“Just Born, Not Made Society” : Promoting Equal Social Opportunities and Regional Innovation and Development in South Korea


While South Korea has achieved impressive economic growth and now ranks 10th in the world for GDP and GNI in 2021, the country still struggles with significant issues related to social welfare and mobility. According to the 2020 Social Mobility Report by the World Economic Forum, South Korea was ranked 25th among major countries worldwide in terms of its social mobility. Even though its economic status ranks high and particularly its GNI per capita ranks 6th among countries with a population of over 50 million, South Korea experiences significantly low levels of social mobility.

The current social structure has contributed to widening gaps between the rich and poor, parents and adult children, the capital area and other regions, as well as urban and rural areas.

In this article, I emphasize the role of the National Assembly in addressing these issues rather than the executive branch. Therefore, let us explore policy solutions related to the upcoming 22nd National Assembly election.

Challenges Faced by South Korea:

South Korea’s social welfare and mobility systems perpetuate a lack of mobility and economic polarization, with family and region of birth playing a significant role in determining one’s education and economic status. This has resulted in a growing wealth gap between individuals born into affluent families and those born into impoverished ones.

Additionally, regional polarization has caused underdevelopment in many areas, prompting a brain drain phenomenon.

In summary, Korean society is rapidly moving towards a deterministic society where an individual’s life is predetermined by the family and region they are born into.

Policies, Initiatives, and Legislation:

To address the challenges faced by South Korea, policymakers must adopt a comprehensive approach that prioritizes improving the quality of life for all citizens. Fragmented policies based on each ministry and department are inadequate to solve this problem. To address the decline in national social welfare and social mobility in Korea, we must recognize that it stems from the concentration of power and resources in Seoul and the metropolitan area. Rather than relying on mechanical balance, we need to explore unique growth models for each region and create conditions that encourage people to settle there. Regional balanced development is the key to addressing the social issues facing Korean society, including ultra-low birth rates and an aging population.
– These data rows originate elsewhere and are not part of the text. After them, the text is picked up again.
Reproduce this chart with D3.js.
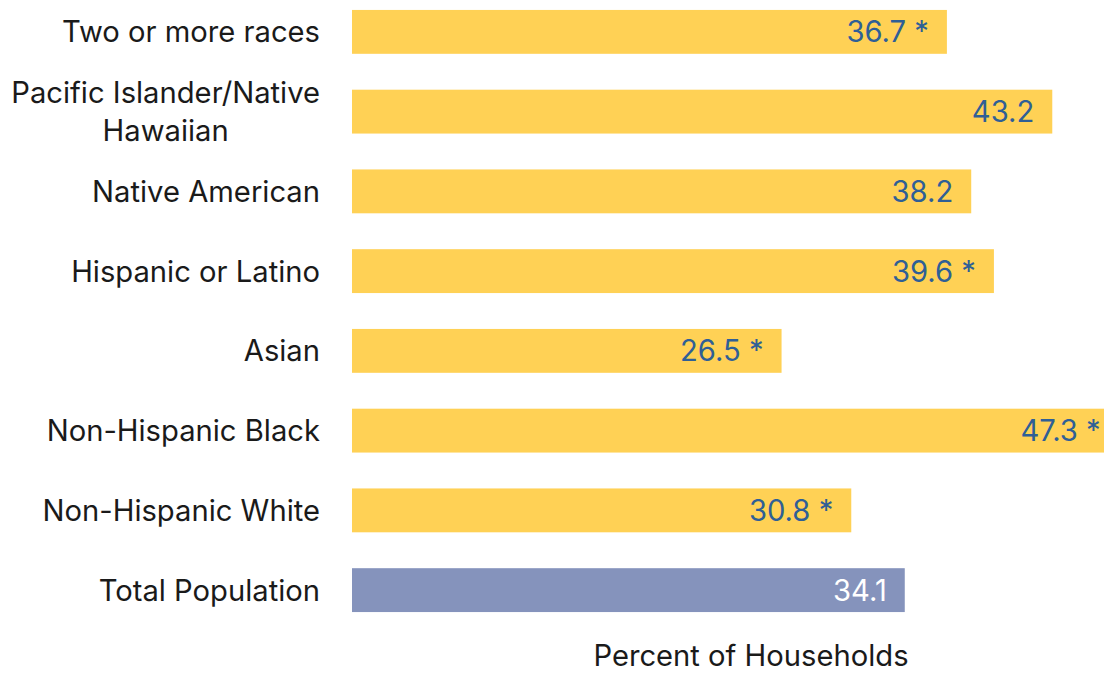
<!DOCTYPE html>
<html>
<head>
<meta charset="utf-8">
<script src="https://cdn.jsdelivr.net/npm/d3@7"></script>
<style>
  html, body { margin: 0; padding: 0; background: #ffffff; }
  svg { display: block; font-family: Inter, "Open Sans", "Liberation Sans", Arial, sans-serif; }
</style>
</head>
<body>
<svg id="chart" width="1104" height="673"></svg>
<script>
// Households share by race/ethnicity (percent), top to bottom
const categories = [
  "Two or more races",
  "Pacific Islander/Native Hawaiian",
  "Native American",
  "Hispanic or Latino",
  "Asian",
  "Non-Hispanic Black",
  "Non-Hispanic White",
  "Total Population"
];
const categoryLines = [
  ["Two or more races"],
  ["Pacific Islander/Native", "Hawaiian"],
  ["Native American"],
  ["Hispanic or Latino"],
  ["Asian"],
  ["Non-Hispanic Black"],
  ["Non-Hispanic White"],
  ["Total Population"]
];
const values = [36.7, 43.2, 38.2, 39.6, 26.5, 47.3, 30.8, 34.1];
const significant = [true, false, false, true, true, true, true, false];
const axisTitle = "Percent of Households";

const svg = d3.select("#chart");
const fontSize = 29.2;

const x = d3.scaleLinear().domain([0, 50]).range([352, 352 + 50 * 16.21]);
const y = d3.scaleBand()
  .domain(categories)
  .range([-8, 630])
  .paddingInner(0.45)
  .paddingOuter(0.225);

const rows = categories.map((c, i) => ({
  cat: c, lines: categoryLines[i], value: values[i], sig: significant[i],
  total: c === "Total Population"
}));

// Bars
svg.append("g").selectAll("rect")
  .data(rows)
  .join("rect")
  .attr("x", x(0))
  .attr("y", d => y(d.cat))
  .attr("width", d => x(d.value) - x(0))
  .attr("height", y.bandwidth())
  .attr("fill", d => d.total ? "#8593BC" : "#FFD155");

// Value labels inside the bar end
svg.append("g").selectAll("text")
  .data(rows)
  .join("text")
  .attr("x", d => x(d.value) - 18)
  .attr("y", d => y(d.cat) + y.bandwidth() / 2)
  .attr("dy", "0.36em")
  .attr("text-anchor", "end")
  .attr("font-size", fontSize)
  .attr("fill", d => d.total ? "#ffffff" : "#2F5F96")
  .text(d => d3.format(".1f")(d.value) + (d.sig ? " *" : ""));

// Category labels (multi-line labels are centred on each other, right-aligned as a block)
const lineH = 38;
const labels = svg.append("g").selectAll("g")
  .data(rows)
  .join("g");

labels.each(function(d) {
  const g = d3.select(this);
  const cy = y(d.cat) + y.bandwidth() / 2;
  const n = d.lines.length;
  const t = g.append("text")
    .attr("font-size", fontSize)
    .attr("fill", "#1a1a1a");
  d.lines.forEach((ln, k) => {
    t.append("tspan")
      .attr("y", cy + (k - (n - 1) / 2) * lineH)
      .attr("dy", "0.36em")
      .text(ln);
  });
  if (n === 1) {
    t.attr("text-anchor", "end").selectAll("tspan").attr("x", 320);
  } else {
    const widths = [];
    t.selectAll("tspan").each(function() { widths.push(this.getComputedTextLength()); });
    const maxW = d3.max(widths);
    t.attr("text-anchor", "middle").selectAll("tspan").attr("x", 320 - maxW / 2);
  }
});

// Axis title
svg.append("text")
  .attr("x", 751)
  .attr("y", 666)
  .attr("text-anchor", "middle")
  .attr("font-size", fontSize)
  .attr("fill", "#1a1a1a")
  .text(axisTitle);
</script>
</body>
</html>
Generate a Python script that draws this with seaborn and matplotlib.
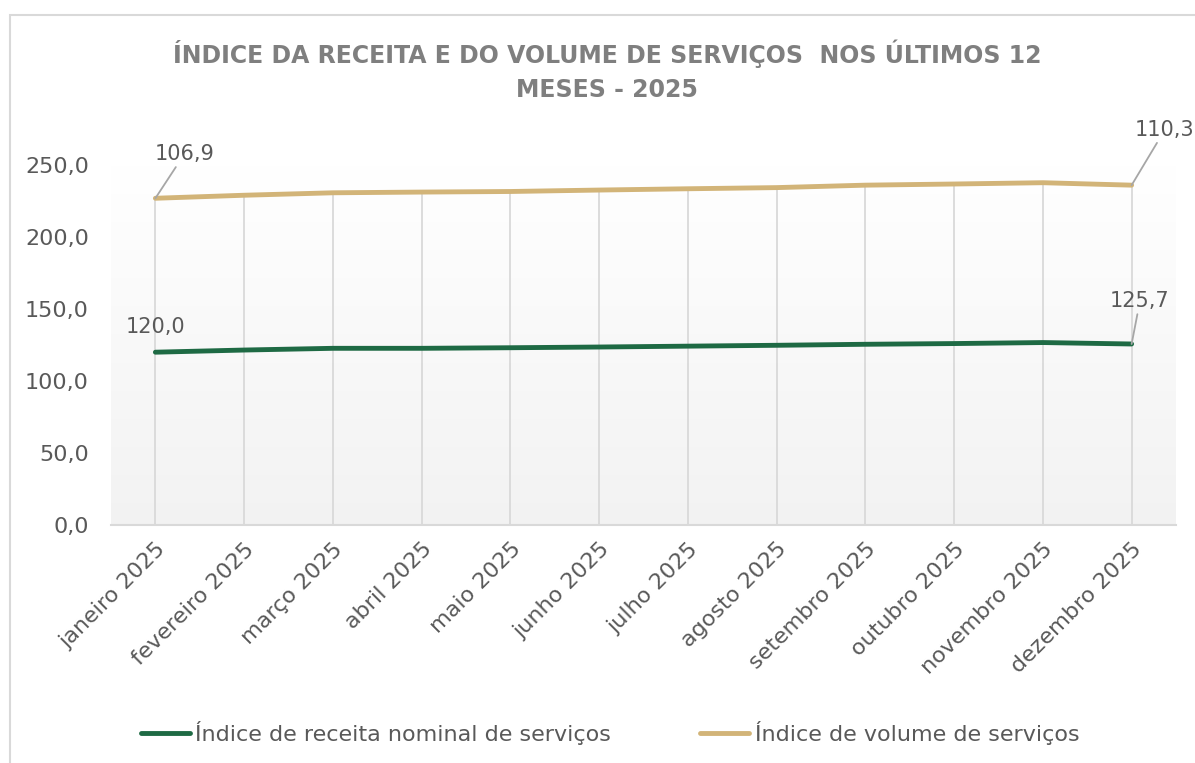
import numpy as np
import pandas as pd
import matplotlib
matplotlib.use("Agg")
import matplotlib.pyplot as plt
from matplotlib.ticker import FuncFormatter
from matplotlib.lines import Line2D
from matplotlib.patches import Rectangle
import seaborn as sns

months = ["janeiro 2025", "fevereiro 2025", "março 2025", "abril 2025", "maio 2025",
          "junho 2025", "julho 2025", "agosto 2025", "setembro 2025", "outubro 2025",
          "novembro 2025", "dezembro 2025"]
receita = [120.0, 121.5, 122.7, 122.7, 123.1, 123.6, 124.2, 124.8, 125.5, 126.0, 126.7, 125.7]
volume = [106.9, 107.5, 108.0, 108.5, 108.5, 109.0, 109.3, 109.5, 110.5, 110.8, 111.0, 110.3]
series_names = ["Índice de receita nominal de serviços", "Índice de volume de serviços"]
title = "ÍNDICE DA RECEITA E DO VOLUME DE SERVIÇOS  NOS ÚLTIMOS 12\nMESES - 2025"

GREEN = "#1e6a44"
GOLD = "#d2b478"
TXT = "#595959"

sns.set_theme(style="white")
plt.rcParams["font.family"] = ["DejaVu Sans"]

x = np.arange(len(months))
stacked = np.array(receita) + np.array(volume)
df = pd.DataFrame({
    "x": np.concatenate([x, x]),
    "y": np.concatenate([receita, stacked]),
    "serie": [series_names[0]] * len(x) + [series_names[1]] * len(x),
})

fig = plt.figure(figsize=(11.95, 7.63), dpi=100)
# chart border
fig.patches.append(Rectangle((10 / 1195, -0.01), 1.2, 1 - 15 / 763 + 0.01, transform=fig.transFigure,
                             fill=False, edgecolor="#d9d9d9", linewidth=1.5))
ax = fig.add_axes([111 / 1195, 1 - 525 / 763, (1176 - 111) / 1195, (525 - 165) / 763])
ax.set_xlim(-0.5, len(months) - 0.5)
ax.set_ylim(0, 250)

# gradient background
grad = np.linspace(0.95, 1.0, 256).reshape(-1, 1)
ax.imshow(np.dstack([grad, grad, grad]), extent=[-0.5, len(months) - 0.5, 0, 250],
          aspect="auto", origin="lower", zorder=0)

# drop lines
ax.vlines(x, 0, stacked, colors="#d9d9d9", linewidth=1.3, zorder=1)

sns.lineplot(data=df, x="x", y="y", hue="serie", palette=[GREEN, GOLD], linewidth=3.5,
             ax=ax, legend=False, zorder=3)

for s in ["top", "right", "left"]:
    ax.spines[s].set_visible(False)
ax.spines["bottom"].set_color("#d9d9d9")
ax.spines["bottom"].set_linewidth(1.5)

ax.set_yticks(np.arange(0, 251, 50))
ax.yaxis.set_major_formatter(FuncFormatter(lambda v, p: f"{v:.1f}".replace(".", ",")))
ax.set_xticks(x)
ax.set_xticklabels(months, rotation=45, ha="right", rotation_mode="anchor")
ax.tick_params(axis="y", labelsize=16, labelcolor=TXT, length=0, pad=16)
ax.tick_params(axis="x", labelsize=16, labelcolor=TXT, length=0, pad=10)
ax.set_xlabel("")
ax.set_ylabel("")

fmt = lambda v: f"{v:.1f}".replace(".", ",")
lab = dict(fontsize=15, color=TXT, annotation_clip=False)
arrow = dict(arrowstyle="-", color="#a6a6a6", lw=1.3, shrinkA=0, shrinkB=0)
ax.annotate(fmt(volume[0]), xy=(x[0], stacked[0]), xytext=(21, 32), textcoords="offset points",
            ha="center", va="center", arrowprops=arrow, **lab)
ax.annotate(fmt(receita[0]), xy=(x[0], receita[0]), xytext=(0, 18), textcoords="offset points",
            ha="center", va="center", **lab)
ax.annotate(fmt(receita[-1]), xy=(x[-1], receita[-1]), xytext=(6, 31), textcoords="offset points",
            ha="center", va="center", arrowprops=arrow, **lab)
ax.annotate(fmt(volume[-1]), xy=(x[-1], stacked[-1]), xytext=(24, 40), textcoords="offset points",
            ha="center", va="center", arrowprops=arrow, **lab)

fig.text(607 / 1195, 1 - 71 / 763, title, ha="center", va="center", fontsize=17,
         fontweight="bold", color="#7f7f7f", linespacing=1.55)

handles = [Line2D([0], [0], color=GREEN, lw=3.5), Line2D([0], [0], color=GOLD, lw=3.5)]
fig.legend(handles, series_names, loc="center", bbox_to_anchor=(610 / 1195, 1 - 733 / 763),
           ncol=2, frameon=False, fontsize=16, labelcolor=TXT, handlelength=2.2,
           handletextpad=0.25, columnspacing=4.0)

fig.savefig("out.png", dpi=100)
By doing so, we can find effective solutions that promote social welfare and mobility for all.

The Yoon Seok Yeol administration aims to achieve its national goal and agenda of “The Era of Localization” through the proposed “Localization Era Special Act.” However, the National Assembly has not made significant progress in passing this bill. This includes transforming the job ecosystem and education system, as well as promoting regional innovation and balanced development to address regional disparities. Given the current political impasse, the executive branch’s ability to create policies is limited. The government’s policymaking capacity will be heavily influenced by the legislative branch until a resolution is reached.

The upcoming 22nd National Assembly election presents an opportunity for lawmakers to create a framework that attracts individuals who can share and legislate solutions for the issues facing South Korea. Political parties must showcase their plans and proposals for promoting social mobility and addressing the challenges posed by the country’s social welfare and mobility systems. The party elected into power will have the responsibility of implementing policies that promote equal opportunities for all citizens, irrespective of their family background or place of birth. They must focus on addressing regional polarization and introducing measures to stimulate innovation and development in underdeveloped areas outside the capital.


South Korea must work towards creating a “Just Born, Not Made Society” that offers equal opportunities to all citizens. Achieving this goal requires a comprehensive approach that addresses issues of social welfare and mobility through improved education and job ecosystems, as well as promoting balanced regional development that encourages innovation and growth in areas outside the capital. The upcoming 22nd National Assembly election provides a crucial opportunity for promoting equal social opportunities and regional innovation and development in South Korea. It is the responsibility of elected officials to implement policies that promote social mobility and create a “Just Born, Not Made Society”.